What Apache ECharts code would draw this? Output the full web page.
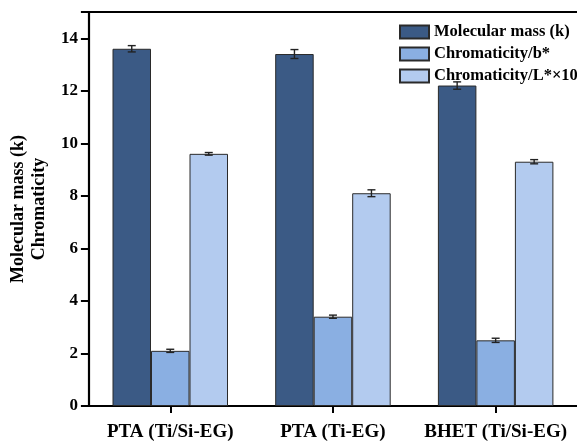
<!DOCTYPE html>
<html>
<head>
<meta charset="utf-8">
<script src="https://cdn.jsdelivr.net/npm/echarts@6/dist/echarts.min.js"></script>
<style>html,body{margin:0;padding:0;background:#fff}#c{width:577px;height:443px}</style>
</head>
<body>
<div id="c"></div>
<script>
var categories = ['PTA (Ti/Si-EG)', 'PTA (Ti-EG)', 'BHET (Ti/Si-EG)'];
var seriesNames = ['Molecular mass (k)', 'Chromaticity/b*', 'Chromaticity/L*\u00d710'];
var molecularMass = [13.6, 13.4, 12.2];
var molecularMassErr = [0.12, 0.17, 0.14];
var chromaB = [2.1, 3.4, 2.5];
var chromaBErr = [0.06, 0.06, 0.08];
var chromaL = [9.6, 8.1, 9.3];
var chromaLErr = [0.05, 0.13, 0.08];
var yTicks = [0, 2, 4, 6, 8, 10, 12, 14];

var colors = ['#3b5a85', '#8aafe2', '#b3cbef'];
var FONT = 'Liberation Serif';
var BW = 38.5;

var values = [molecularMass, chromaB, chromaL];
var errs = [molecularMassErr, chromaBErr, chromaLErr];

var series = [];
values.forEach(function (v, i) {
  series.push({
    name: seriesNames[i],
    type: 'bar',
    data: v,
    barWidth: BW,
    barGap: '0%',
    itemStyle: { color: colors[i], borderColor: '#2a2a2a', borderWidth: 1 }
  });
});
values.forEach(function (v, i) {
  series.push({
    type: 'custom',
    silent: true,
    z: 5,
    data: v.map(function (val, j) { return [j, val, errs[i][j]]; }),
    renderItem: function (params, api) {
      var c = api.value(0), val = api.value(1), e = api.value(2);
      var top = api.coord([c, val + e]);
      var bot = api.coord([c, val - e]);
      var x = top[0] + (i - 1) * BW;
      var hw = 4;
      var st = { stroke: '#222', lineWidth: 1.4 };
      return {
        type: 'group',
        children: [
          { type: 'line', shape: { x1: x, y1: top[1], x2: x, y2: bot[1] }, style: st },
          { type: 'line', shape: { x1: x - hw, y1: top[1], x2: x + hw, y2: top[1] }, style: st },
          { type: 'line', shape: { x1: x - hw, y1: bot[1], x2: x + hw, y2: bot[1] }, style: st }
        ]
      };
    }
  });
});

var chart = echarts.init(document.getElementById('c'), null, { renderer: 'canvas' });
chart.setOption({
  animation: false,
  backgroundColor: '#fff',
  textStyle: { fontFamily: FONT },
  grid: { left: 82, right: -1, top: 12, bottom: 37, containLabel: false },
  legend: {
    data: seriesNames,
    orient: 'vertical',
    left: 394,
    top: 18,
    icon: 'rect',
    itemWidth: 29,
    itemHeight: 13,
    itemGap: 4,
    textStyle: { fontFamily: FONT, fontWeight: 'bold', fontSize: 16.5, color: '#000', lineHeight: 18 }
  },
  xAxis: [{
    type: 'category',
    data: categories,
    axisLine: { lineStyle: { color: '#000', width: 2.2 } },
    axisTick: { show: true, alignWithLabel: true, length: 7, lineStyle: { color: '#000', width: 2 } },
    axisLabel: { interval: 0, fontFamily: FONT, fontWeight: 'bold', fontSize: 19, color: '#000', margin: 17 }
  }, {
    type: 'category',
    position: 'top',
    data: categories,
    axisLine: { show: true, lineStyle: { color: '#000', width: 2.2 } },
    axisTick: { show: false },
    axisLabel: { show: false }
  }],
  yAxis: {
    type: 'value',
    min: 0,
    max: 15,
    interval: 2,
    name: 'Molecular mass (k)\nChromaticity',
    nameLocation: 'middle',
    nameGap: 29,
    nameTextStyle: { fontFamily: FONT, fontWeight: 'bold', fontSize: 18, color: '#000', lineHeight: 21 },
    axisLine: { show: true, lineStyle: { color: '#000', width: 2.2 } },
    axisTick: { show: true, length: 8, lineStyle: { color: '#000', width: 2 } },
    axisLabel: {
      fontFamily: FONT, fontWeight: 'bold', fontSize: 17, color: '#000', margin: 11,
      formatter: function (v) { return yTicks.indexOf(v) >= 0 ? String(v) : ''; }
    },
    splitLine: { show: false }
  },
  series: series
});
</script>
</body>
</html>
· · ·
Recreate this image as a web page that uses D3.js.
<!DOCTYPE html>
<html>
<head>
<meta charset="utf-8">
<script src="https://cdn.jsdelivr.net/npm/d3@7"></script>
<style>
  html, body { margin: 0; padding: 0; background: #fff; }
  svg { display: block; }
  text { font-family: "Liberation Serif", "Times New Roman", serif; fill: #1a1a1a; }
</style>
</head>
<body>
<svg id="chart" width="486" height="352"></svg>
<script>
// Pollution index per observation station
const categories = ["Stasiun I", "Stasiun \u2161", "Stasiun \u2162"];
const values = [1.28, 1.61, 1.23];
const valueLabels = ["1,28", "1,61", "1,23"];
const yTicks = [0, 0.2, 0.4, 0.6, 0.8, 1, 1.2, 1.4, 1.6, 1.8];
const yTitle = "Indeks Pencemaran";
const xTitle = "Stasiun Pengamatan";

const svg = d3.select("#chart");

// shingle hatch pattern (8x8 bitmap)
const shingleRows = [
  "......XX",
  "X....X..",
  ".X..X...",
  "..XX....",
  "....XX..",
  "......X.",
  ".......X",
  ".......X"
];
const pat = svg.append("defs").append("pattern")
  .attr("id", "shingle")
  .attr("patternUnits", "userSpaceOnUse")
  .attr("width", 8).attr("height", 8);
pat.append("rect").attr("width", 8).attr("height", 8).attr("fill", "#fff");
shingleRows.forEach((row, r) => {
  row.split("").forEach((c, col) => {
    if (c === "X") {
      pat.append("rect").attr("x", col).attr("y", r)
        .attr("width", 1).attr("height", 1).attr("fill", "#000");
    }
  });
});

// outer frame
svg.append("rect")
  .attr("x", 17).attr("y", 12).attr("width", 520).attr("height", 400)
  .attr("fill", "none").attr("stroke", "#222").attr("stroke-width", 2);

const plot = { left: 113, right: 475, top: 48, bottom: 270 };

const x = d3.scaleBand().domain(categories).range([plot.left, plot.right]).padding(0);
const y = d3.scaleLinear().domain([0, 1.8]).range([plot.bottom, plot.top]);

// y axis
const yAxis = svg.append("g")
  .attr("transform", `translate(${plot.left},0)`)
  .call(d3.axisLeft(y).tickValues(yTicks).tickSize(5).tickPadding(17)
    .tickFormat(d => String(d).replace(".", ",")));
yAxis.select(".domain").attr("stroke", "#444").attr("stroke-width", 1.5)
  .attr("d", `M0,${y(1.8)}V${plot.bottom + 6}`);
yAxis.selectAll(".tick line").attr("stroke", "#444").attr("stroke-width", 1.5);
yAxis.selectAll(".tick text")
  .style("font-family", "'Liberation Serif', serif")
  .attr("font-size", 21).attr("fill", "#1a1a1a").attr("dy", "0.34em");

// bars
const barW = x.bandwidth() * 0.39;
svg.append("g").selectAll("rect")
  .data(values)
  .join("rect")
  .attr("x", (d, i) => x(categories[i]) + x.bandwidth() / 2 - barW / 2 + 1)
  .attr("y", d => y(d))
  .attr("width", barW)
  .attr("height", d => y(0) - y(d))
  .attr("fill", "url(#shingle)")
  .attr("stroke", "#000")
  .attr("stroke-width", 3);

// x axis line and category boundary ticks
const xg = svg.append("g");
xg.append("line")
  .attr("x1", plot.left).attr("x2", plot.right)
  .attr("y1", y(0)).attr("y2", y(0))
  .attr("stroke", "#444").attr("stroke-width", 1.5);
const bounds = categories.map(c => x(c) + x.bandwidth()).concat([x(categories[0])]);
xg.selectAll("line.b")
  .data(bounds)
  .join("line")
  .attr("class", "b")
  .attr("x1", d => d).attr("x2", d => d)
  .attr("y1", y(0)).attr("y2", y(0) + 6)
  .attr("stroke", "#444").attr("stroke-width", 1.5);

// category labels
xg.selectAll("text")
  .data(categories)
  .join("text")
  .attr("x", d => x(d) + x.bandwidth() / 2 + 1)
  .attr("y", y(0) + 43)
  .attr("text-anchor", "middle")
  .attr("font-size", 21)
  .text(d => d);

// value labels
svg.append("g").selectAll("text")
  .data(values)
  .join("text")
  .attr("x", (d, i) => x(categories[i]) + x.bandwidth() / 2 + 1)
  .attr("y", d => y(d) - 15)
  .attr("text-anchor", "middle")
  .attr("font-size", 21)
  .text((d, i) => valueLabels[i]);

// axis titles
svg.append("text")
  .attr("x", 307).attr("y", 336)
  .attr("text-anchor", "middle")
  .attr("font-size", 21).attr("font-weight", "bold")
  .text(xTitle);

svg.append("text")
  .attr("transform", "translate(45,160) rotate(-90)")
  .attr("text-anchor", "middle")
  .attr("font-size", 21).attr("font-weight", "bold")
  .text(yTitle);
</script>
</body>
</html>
· · ·
§ **WRITTEN EXERCISE**
Check each line of the data above for the word "page" and say how many lines contain it, giving nothing besides the number.

§ **FULL OUTPUT**
2